**The exercise**
Skip every image and restate the data word for word.

**Dataset content**

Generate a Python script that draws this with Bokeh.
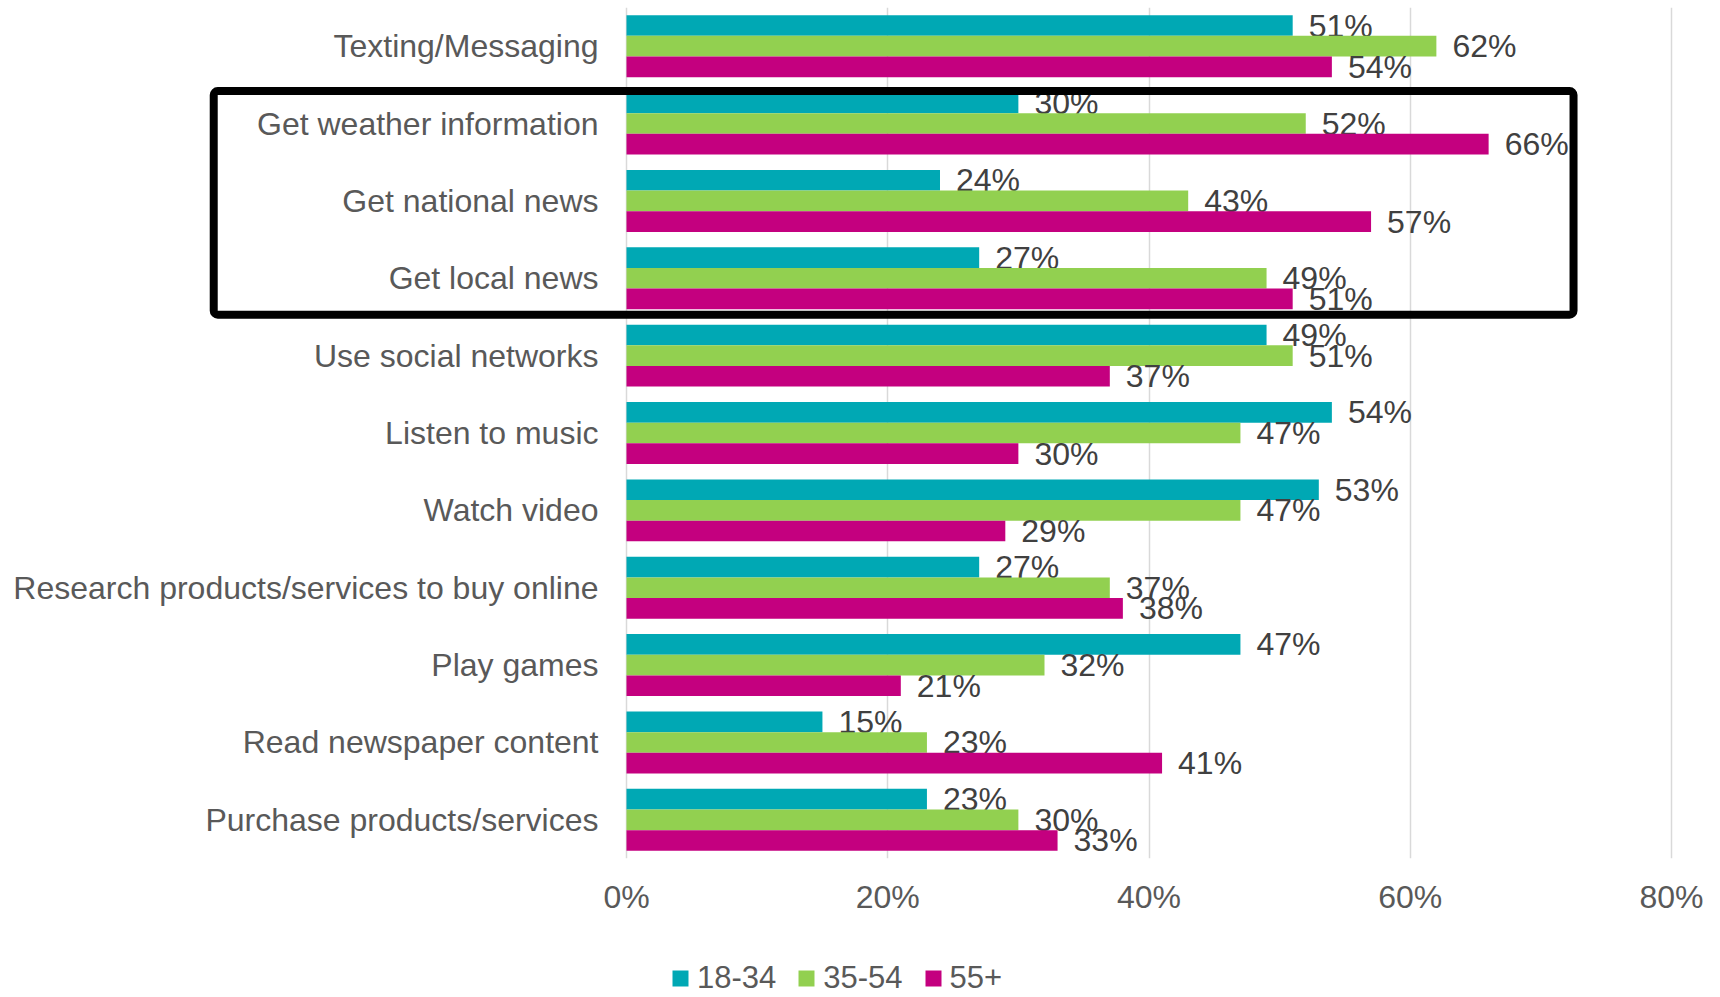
from bokeh.plotting import figure
from bokeh.layouts import column
from bokeh.models import (ColumnDataSource, FactorRange, Range1d, Legend, LegendItem,
                          BoxAnnotation, PrintfTickFormatter, FixedTicker)
from bokeh.transform import dodge
from bokeh.core.properties import value
from bokeh.embed import file_html
from bokeh.resources import INLINE

# ---------------- data ----------------
categories = ["Texting/Messaging", "Get weather information", "Get national news",
              "Get local news", "Use social networks", "Listen to music", "Watch video",
              "Research products/services to buy online", "Play games",
              "Read newspaper content", "Purchase products/services"]
age_18_34 = [51, 30, 24, 27, 49, 54, 53, 27, 47, 15, 23]
age_35_54 = [62, 52, 43, 49, 51, 47, 47, 37, 32, 23, 30]
age_55_plus = [54, 66, 57, 51, 37, 30, 29, 38, 21, 41, 33]
series_names = ["18-34", "35-54", "55+"]
x_ticks = [0, 20, 40, 60, 80]
highlighted = ["Get weather information", "Get national news", "Get local news"]

# ---------------- style ----------------
colors = ["#00A8B4", "#92D050", "#C4007F"]
FONT = "Liberation Sans"
factors = list(reversed(categories))

W = 1719
H1 = 940
H2 = 56
px_per_unit = 1045 / 80.0
zero_px = 626
x_start = -zero_px / px_per_unit
x_end = 80 + (W - zero_px - 1045) / px_per_unit

p = figure(width=W, height=H1, output_backend="svg", toolbar_location=None,
           y_range=FactorRange(*factors, range_padding=0),
           x_range=Range1d(x_start, x_end))
p.min_border_left = 0
p.min_border_right = 0
p.min_border_top = 7
p.min_border_bottom = H1 - 858
p.outline_line_color = None
p.background_fill_color = "white"

bh = 0.267
offsets = [bh, 0, -bh]
series = [age_18_34, age_35_54, age_55_plus]
for name, vals, off, col in zip(series_names, series, offsets, colors):
    src = ColumnDataSource(dict(cat=categories, v=vals, lab=[f"{v}%" for v in vals]))
    p.hbar(y=dodge("cat", off, range=p.y_range), right="v", left=0, height=bh,
           color=col, line_color=None, source=src)
    p.text(x="v", y=dodge("cat", off, range=p.y_range), text="lab", source=src,
           x_offset=16, text_baseline="middle", text_align="left",
           text_font=value(FONT), text_font_size="32px", text_color="#404040")

# category labels (drawn in the plot area so the highlight box can surround them)
cat_src = ColumnDataSource(dict(cat=categories, x0=[0] * len(categories)))
p.text(x="x0", y="cat", text="cat", source=cat_src, x_offset=-28,
       text_align="right", text_baseline="middle",
       text_font=value(FONT), text_font_size="32px", text_color="#595959")

# highlight box
idx_top = factors.index(highlighted[0])
idx_bot = factors.index(highlighted[-1])
box = BoxAnnotation(left=-31.6, right=72.5, top=idx_top + 1 - 0.08, bottom=idx_bot + 0.03,
                    fill_alpha=0, line_color="black", line_alpha=1.0, line_width=8,
                    border_radius=4)
p.add_layout(box)

# axes
p.yaxis.visible = False
p.xaxis.ticker = FixedTicker(ticks=x_ticks)
p.xaxis.formatter = PrintfTickFormatter(format="%d%%")
p.xaxis.axis_line_color = None
p.xaxis.major_tick_line_color = None
p.xaxis.minor_tick_line_color = None
p.xaxis.major_label_standoff = 14
p.xaxis.major_label_text_font = FONT
p.xaxis.major_label_text_font_size = "32px"
p.xaxis.major_label_text_color = "#595959"

p.ygrid.grid_line_color = None
p.xgrid.ticker = FixedTicker(ticks=x_ticks)
p.xgrid.grid_line_color = "#D9D9D9"
p.xgrid.grid_line_width = 1.5

# ---------------- legend strip ----------------
p2 = figure(width=W, height=H2, output_backend="svg", toolbar_location=None,
            x_range=Range1d(0, 1), y_range=Range1d(0, 1))
p2.min_border_left = p2.min_border_right = p2.min_border_top = p2.min_border_bottom = 0
p2.outline_line_color = None
p2.axis.visible = False
p2.grid.visible = False
items = []
for name, col in zip(series_names, colors):
    # legend-only swatch renderer, placed outside the visible range
    r = p2.hbar(y=[5], right=[0], left=[0], height=0.1, fill_color=col, line_color=None)
    items.append(LegendItem(label=name, renderers=[r]))
legend = Legend(items=items, orientation="horizontal", location=(670, 0),
                glyph_width=20, glyph_height=20, label_standoff=7, spacing=20,
                padding=0, margin=0, border_line_color=None, background_fill_alpha=0,
                label_text_font=FONT, label_text_font_size="31px",
                label_text_color="#595959")
p2.add_layout(legend, "center")

open("out.html", "w").write(file_html(column(p, p2), INLINE))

**Response to the task**
Generate a Python script that draws this with Bokeh.
from bokeh.plotting import figure
from bokeh.layouts import column
from bokeh.models import (ColumnDataSource, FactorRange, Range1d, Legend, LegendItem,
                          BoxAnnotation, PrintfTickFormatter, FixedTicker)
from bokeh.transform import dodge
from bokeh.core.properties import value
from bokeh.embed import file_html
from bokeh.resources import INLINE

# ---------------- data ----------------
categories = ["Texting/Messaging", "Get weather information", "Get national news",
              "Get local news", "Use social networks", "Listen to music", "Watch video",
              "Research products/services to buy online", "Play games",
              "Read newspaper content", "Purchase products/services"]
age_18_34 = [51, 30, 24, 27, 49, 54, 53, 27, 47, 15, 23]
age_35_54 = [62, 52, 43, 49, 51, 47, 47, 37, 32, 23, 30]
age_55_plus = [54, 66, 57, 51, 37, 30, 29, 38, 21, 41, 33]
series_names = ["18-34", "35-54", "55+"]
x_ticks = [0, 20, 40, 60, 80]
highlighted = ["Get weather information", "Get national news", "Get local news"]

# ---------------- style ----------------
colors = ["#00A8B4", "#92D050", "#C4007F"]
FONT = "Liberation Sans"
factors = list(reversed(categories))

W = 1719
H1 = 940
H2 = 56
px_per_unit = 1045 / 80.0
zero_px = 626
x_start = -zero_px / px_per_unit
x_end = 80 + (W - zero_px - 1045) / px_per_unit

p = figure(width=W, height=H1, output_backend="svg", toolbar_location=None,
           y_range=FactorRange(*factors, range_padding=0),
           x_range=Range1d(x_start, x_end))
p.min_border_left = 0
p.min_border_right = 0
p.min_border_top = 7
p.min_border_bottom = H1 - 858
p.outline_line_color = None
p.background_fill_color = "white"

bh = 0.267
offsets = [bh, 0, -bh]
series = [age_18_34, age_35_54, age_55_plus]
for name, vals, off, col in zip(series_names, series, offsets, colors):
    src = ColumnDataSource(dict(cat=categories, v=vals, lab=[f"{v}%" for v in vals]))
    p.hbar(y=dodge("cat", off, range=p.y_range), right="v", left=0, height=bh,
           color=col, line_color=None, source=src)
    p.text(x="v", y=dodge("cat", off, range=p.y_range), text="lab", source=src,
           x_offset=16, text_baseline="middle", text_align="left",
           text_font=value(FONT), text_font_size="32px", text_color="#404040")

# category labels (drawn in the plot area so the highlight box can surround them)
cat_src = ColumnDataSource(dict(cat=categories, x0=[0] * len(categories)))
p.text(x="x0", y="cat", text="cat", source=cat_src, x_offset=-28,
       text_align="right", text_baseline="middle",
       text_font=value(FONT), text_font_size="32px", text_color="#595959")

# highlight box
idx_top = factors.index(highlighted[0])
idx_bot = factors.index(highlighted[-1])
box = BoxAnnotation(left=-31.6, right=72.5, top=idx_top + 1 - 0.08, bottom=idx_bot + 0.03,
                    fill_alpha=0, line_color="black", line_alpha=1.0, line_width=8,
                    border_radius=4)
p.add_layout(box)

# axes
p.yaxis.visible = False
p.xaxis.ticker = FixedTicker(ticks=x_ticks)
p.xaxis.formatter = PrintfTickFormatter(format="%d%%")
p.xaxis.axis_line_color = None
p.xaxis.major_tick_line_color = None
p.xaxis.minor_tick_line_color = None
p.xaxis.major_label_standoff = 14
p.xaxis.major_label_text_font = FONT
p.xaxis.major_label_text_font_size = "32px"
p.xaxis.major_label_text_color = "#595959"

p.ygrid.grid_line_color = None
p.xgrid.ticker = FixedTicker(ticks=x_ticks)
p.xgrid.grid_line_color = "#D9D9D9"
p.xgrid.grid_line_width = 1.5

# ---------------- legend strip ----------------
p2 = figure(width=W, height=H2, output_backend="svg", toolbar_location=None,
            x_range=Range1d(0, 1), y_range=Range1d(0, 1))
p2.min_border_left = p2.min_border_right = p2.min_border_top = p2.min_border_bottom = 0
p2.outline_line_color = None
p2.axis.visible = False
p2.grid.visible = False
items = []
for name, col in zip(series_names, colors):
    # legend-only swatch renderer, placed outside the visible range
    r = p2.hbar(y=[5], right=[0], left=[0], height=0.1, fill_color=col, line_color=None)
    items.append(LegendItem(label=name, renderers=[r]))
legend = Legend(items=items, orientation="horizontal", location=(670, 0),
                glyph_width=20, glyph_height=20, label_standoff=7, spacing=20,
                padding=0, margin=0, border_line_color=None, background_fill_alpha=0,
                label_text_font=FONT, label_text_font_size="31px",
                label_text_color="#595959")
p2.add_layout(legend, "center")

open("out.html", "w").write(file_html(column(p, p2), INLINE))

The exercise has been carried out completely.